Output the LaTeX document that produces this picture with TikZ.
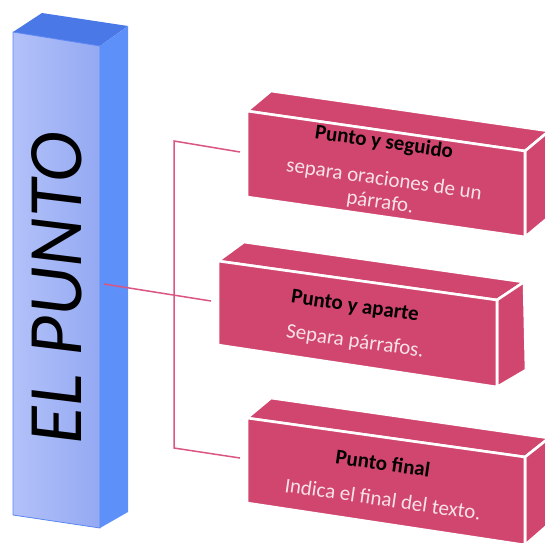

::::::

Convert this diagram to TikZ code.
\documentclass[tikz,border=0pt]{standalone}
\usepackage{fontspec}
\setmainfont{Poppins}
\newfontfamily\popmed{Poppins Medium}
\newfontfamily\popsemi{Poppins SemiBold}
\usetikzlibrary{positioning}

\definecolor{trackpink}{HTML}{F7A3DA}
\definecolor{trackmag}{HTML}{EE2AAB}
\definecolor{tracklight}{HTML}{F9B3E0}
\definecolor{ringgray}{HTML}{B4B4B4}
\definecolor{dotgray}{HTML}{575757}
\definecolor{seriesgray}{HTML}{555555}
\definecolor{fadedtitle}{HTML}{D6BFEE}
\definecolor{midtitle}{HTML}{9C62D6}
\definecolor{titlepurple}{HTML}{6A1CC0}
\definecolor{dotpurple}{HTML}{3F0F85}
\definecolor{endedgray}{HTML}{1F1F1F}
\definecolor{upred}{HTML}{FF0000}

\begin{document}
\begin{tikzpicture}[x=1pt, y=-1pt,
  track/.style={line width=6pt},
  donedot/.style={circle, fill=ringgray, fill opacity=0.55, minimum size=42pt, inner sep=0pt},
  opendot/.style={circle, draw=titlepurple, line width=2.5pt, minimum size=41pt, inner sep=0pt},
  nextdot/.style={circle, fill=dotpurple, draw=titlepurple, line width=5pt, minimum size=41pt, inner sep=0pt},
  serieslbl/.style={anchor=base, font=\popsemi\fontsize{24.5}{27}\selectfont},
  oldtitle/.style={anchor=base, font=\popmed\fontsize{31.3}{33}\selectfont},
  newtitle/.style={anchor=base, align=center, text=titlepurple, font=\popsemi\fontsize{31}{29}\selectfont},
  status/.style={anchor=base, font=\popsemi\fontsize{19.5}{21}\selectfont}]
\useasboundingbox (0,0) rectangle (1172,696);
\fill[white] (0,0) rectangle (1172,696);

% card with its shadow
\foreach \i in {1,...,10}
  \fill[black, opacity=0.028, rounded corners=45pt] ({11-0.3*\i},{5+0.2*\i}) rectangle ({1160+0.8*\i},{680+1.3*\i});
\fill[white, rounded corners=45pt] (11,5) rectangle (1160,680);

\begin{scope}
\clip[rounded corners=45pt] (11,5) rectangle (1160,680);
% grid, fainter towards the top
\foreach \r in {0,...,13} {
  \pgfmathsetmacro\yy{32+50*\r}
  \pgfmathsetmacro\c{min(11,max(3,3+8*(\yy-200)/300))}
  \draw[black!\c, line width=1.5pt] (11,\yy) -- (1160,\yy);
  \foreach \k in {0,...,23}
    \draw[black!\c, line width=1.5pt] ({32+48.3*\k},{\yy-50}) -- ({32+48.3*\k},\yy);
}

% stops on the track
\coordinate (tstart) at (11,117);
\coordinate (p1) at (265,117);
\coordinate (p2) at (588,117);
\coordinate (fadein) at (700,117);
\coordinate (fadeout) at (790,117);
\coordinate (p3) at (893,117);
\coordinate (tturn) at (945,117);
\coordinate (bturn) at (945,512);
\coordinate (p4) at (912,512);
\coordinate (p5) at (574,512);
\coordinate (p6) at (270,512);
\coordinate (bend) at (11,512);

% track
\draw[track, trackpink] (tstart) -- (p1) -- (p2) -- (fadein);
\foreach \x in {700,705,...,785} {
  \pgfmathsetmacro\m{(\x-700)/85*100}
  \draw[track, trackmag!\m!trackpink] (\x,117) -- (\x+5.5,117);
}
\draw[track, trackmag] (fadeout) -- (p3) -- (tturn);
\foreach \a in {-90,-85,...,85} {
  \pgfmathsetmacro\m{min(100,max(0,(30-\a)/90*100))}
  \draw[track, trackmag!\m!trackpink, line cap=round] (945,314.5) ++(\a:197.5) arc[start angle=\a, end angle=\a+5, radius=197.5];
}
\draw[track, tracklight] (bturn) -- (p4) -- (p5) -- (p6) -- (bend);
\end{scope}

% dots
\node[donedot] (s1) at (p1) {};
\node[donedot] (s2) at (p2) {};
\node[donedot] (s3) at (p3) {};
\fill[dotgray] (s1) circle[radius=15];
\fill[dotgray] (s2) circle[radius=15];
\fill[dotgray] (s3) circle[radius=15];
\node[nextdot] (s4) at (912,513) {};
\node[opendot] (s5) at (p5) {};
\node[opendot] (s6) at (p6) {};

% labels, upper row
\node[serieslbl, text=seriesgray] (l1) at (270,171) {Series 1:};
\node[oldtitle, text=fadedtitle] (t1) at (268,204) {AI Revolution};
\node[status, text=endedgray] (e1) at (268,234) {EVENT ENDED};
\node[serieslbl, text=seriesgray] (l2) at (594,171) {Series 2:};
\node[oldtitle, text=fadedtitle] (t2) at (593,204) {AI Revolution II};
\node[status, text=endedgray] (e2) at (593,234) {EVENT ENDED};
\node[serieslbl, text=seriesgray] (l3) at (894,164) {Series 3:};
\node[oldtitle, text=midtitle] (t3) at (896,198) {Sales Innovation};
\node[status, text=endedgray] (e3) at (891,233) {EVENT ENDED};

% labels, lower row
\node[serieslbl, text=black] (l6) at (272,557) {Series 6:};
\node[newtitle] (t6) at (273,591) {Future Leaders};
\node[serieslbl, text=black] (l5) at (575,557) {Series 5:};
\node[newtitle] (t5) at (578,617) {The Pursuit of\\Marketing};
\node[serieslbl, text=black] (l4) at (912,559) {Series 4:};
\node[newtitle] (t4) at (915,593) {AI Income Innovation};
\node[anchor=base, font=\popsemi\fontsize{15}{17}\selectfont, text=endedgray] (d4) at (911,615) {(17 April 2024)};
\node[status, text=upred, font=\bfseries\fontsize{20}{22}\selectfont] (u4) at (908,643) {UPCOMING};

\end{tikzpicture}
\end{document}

::::::

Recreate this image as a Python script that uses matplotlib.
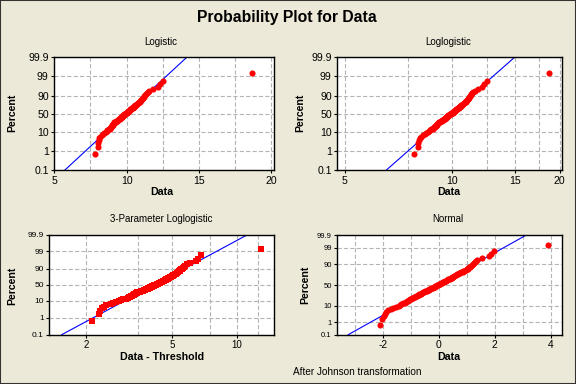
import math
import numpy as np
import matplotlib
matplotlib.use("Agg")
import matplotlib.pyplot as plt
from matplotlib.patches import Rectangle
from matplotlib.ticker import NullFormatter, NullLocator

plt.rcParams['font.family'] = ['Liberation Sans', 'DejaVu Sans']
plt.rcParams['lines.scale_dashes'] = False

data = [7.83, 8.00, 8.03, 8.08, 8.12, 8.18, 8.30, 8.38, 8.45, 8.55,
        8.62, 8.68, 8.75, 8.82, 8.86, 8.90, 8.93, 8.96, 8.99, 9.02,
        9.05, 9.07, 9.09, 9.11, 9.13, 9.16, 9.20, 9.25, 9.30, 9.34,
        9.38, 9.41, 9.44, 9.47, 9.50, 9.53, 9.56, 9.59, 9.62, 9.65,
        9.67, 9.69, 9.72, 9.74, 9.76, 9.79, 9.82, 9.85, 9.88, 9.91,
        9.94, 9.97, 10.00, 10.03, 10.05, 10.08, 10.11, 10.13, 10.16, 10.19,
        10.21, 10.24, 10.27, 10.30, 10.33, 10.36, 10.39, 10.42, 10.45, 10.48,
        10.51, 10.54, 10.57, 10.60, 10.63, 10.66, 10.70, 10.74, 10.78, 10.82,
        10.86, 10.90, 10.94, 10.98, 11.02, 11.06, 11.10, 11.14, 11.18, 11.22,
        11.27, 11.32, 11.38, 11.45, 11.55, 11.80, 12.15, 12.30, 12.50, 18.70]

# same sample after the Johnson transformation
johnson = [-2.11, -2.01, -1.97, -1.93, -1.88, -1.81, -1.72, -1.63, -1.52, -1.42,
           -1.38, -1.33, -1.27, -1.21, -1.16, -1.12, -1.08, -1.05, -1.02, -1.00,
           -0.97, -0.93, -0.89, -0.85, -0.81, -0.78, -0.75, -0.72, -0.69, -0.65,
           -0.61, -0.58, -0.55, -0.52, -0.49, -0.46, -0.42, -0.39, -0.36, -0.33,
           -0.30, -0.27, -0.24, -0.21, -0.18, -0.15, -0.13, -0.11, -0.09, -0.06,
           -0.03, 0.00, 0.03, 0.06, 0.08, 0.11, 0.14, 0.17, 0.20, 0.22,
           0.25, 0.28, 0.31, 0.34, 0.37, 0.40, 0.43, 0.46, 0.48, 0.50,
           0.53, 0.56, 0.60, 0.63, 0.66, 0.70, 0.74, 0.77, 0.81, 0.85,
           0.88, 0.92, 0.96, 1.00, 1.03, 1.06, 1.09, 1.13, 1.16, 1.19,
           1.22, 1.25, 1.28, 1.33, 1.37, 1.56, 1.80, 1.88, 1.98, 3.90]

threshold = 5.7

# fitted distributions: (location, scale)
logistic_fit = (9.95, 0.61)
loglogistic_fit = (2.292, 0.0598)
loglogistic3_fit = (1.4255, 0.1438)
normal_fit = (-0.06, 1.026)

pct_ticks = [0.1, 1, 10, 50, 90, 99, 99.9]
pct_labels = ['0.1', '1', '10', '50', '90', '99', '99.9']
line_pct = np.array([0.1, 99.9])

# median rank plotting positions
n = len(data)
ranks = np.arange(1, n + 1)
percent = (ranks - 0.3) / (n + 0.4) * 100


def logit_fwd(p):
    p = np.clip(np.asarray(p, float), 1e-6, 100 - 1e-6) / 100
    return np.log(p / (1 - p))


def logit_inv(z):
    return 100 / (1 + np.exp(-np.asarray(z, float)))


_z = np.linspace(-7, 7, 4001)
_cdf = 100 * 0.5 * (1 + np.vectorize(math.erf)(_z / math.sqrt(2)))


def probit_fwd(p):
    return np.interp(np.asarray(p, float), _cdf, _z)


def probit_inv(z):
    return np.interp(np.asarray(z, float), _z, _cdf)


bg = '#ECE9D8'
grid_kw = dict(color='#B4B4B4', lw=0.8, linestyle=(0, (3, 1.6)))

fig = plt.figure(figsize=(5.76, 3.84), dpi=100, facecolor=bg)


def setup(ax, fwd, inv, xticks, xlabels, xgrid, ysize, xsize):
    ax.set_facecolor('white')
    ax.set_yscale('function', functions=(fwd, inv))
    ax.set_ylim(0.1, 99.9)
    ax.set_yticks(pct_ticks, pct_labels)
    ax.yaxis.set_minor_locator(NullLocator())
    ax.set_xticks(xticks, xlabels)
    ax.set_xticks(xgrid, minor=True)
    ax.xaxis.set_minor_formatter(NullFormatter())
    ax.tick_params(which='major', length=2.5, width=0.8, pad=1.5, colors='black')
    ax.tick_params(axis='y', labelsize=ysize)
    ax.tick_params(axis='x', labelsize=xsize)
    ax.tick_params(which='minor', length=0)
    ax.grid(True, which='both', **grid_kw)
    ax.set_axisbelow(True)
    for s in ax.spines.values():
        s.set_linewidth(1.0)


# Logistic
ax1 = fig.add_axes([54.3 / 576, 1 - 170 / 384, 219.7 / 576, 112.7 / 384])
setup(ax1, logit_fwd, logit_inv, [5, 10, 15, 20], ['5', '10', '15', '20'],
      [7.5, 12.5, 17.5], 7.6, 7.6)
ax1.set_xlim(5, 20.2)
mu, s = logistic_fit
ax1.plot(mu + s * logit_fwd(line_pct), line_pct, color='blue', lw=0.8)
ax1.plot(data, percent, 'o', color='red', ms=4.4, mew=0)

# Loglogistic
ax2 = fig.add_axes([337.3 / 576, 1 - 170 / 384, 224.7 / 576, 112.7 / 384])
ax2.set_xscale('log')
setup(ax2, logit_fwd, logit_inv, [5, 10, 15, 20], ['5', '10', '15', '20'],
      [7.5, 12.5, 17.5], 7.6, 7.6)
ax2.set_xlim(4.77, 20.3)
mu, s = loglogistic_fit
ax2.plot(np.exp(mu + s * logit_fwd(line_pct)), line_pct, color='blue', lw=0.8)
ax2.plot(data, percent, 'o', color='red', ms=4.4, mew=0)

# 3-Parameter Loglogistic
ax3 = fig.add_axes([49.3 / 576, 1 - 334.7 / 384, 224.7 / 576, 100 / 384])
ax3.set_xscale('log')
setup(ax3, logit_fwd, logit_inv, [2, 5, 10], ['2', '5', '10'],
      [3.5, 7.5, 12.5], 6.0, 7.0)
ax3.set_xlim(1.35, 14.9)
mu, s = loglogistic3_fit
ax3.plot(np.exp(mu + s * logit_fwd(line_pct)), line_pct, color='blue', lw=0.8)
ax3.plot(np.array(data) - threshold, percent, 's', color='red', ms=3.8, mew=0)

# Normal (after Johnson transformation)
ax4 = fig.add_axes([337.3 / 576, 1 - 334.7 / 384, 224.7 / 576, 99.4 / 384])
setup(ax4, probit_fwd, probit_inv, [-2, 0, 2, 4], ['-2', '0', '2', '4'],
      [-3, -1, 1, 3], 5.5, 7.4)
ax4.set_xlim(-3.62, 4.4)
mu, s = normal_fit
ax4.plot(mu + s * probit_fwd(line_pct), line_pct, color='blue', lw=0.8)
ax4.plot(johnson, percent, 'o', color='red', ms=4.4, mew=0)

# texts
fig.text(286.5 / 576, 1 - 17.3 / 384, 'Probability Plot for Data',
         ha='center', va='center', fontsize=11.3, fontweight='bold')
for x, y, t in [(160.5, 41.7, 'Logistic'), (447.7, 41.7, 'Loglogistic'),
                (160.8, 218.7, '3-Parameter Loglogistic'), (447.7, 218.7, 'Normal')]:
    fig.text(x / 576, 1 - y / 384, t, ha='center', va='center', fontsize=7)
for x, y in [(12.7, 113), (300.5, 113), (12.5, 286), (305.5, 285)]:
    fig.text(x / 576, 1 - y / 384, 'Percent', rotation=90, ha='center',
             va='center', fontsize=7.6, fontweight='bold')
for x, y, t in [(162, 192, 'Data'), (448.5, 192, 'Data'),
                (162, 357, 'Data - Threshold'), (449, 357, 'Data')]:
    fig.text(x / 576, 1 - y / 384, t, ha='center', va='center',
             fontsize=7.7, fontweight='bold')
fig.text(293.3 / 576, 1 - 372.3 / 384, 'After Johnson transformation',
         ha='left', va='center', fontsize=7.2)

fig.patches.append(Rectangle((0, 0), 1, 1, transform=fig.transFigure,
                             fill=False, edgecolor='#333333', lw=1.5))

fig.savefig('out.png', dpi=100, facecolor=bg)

::::::

* **Task**:
Using the entries above, reproduce word for word only the lines from the one that contains "Recreate this image" to the one that contains "plt.rcParams['lines.scale_dashes'] = False", both ends included, and drop every picture.

* **Answer to the exercise**:
Recreate this image as a Python script that uses matplotlib.
import math
import numpy as np
import matplotlib
matplotlib.use("Agg")
import matplotlib.pyplot as plt
from matplotlib.patches import Rectangle
from matplotlib.ticker import NullFormatter, NullLocator

plt.rcParams['font.family'] = ['Liberation Sans', 'DejaVu Sans']
plt.rcParams['lines.scale_dashes'] = False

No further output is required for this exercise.